1. Embers
2. Last Word
3. Beneath the Rose
4. Choir
5. The Dirge
6. Anodyne
7. Shine
8. Magnolia
9. Under the Wheel
10. Bloom
20 anni di Baroness e non sentirli: la creatura di John Dyer Baizley li festeggia col sesto disco di una creatura in continua evoluzione, quello che potrebbe in termini retorici essere definito ‘il disco della maturità’, ma che è più semplicemente la conseguenza del completato affiatamento tra le risorse che sono andate a entrare a far parte della formazione nella sua seconda decade. Con un risultato travolgente.
Di solito, quando fai fatica a dare un’etichetta a quello che ascolti, significa che stai ascoltando qualcosa di decisamente buono. Siamo andati ad atterrare su un “progressive metal” che è abbastanza generalista per cogliere gran parte delle sfumature di questa band battezzata da molti all’esordio come sludge, ma apparsa mutevole e scostante tutto sommato sin da “Red Album”.
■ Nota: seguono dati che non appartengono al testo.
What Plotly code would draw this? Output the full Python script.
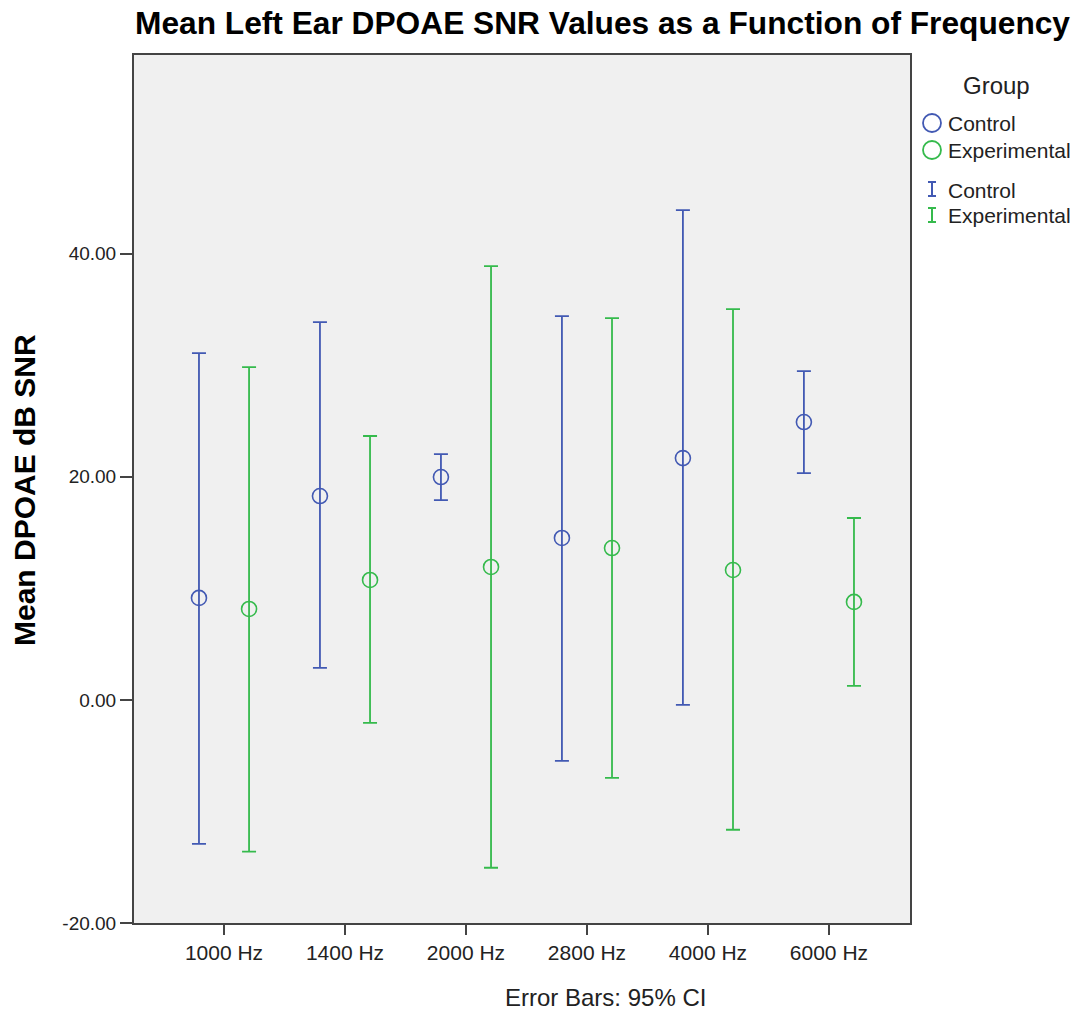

Un’altra qualità che ha permesso di sviluppare i Baroness in modo così interessante è stato il modo nel quale i nuovi membri hanno portato il loro contributo: non inserendosi in un sound già esistente ma al contrario, portando la loro esperienza a intersecarsi a quella attuale. Spieghiamo meglio partendo da Sebastian Thompson, che nel gruppo è ormai da più di dieci anni: il suo drumming insistente e totalizzante è pressoché lo stesso che si sentiva in “Red Line” dei Trans Am. Gina Gleason, leading guitar già da “Gold & Grey”, viene da esperienze trasversali (ad esempio Le Cirque du Soleil!) ed è devota dei Metallica, un ascoltatore neanche troppo attento se ne accorgerebbe anche senza sapere delle sue esperienze precedenti in cover band. Potremmo osare di affermare che attualmente Gina suona i Metallica meglio dei Metallica stessi, portando valore aggiunto coi loro riff nella musica dei Baroness (cosa che fa, in maniera più discreta, anche con i suoi cori da contralto). E tuttavia, pur con tutte queste innovazioni, John non dimentica e riesce ancor a far suonare tutti un po’ sludge, come in Anodyne.
Togliendo intro e outro, è un disco da 7 pezzi in tutto, ma estremamente significativi: il trittico di singoli Last Word – Beneath the Rose – Shine colpisce dal primo ascolto e dal primo all’ultimo secondo, senza permettere di avere una preferenza su un pezzo piuttosto che un altro. Più metallonze Magnolia e la cupa Under the Wheel. E da buoni georgiani, c’è spazio anche per momenti acustici e coutnry davvero gradevoli, tra le brevi Embers e The Dirge collocate come parentesi nel disco e la chiusura di The Bloom.
Questa fiera realtà DIY continua a farci amare la musica e la sua musica in modo assurdo, con buona pace di chi ha adorato solo “Red Album” e non è mai riuscito a digerire il seguito. Salutiamo “Stone” come uno dei migliori dischi dell’anno e speriamo vivamente che nel 2024 potremo ascoltarlo dal vivo anche in Europa.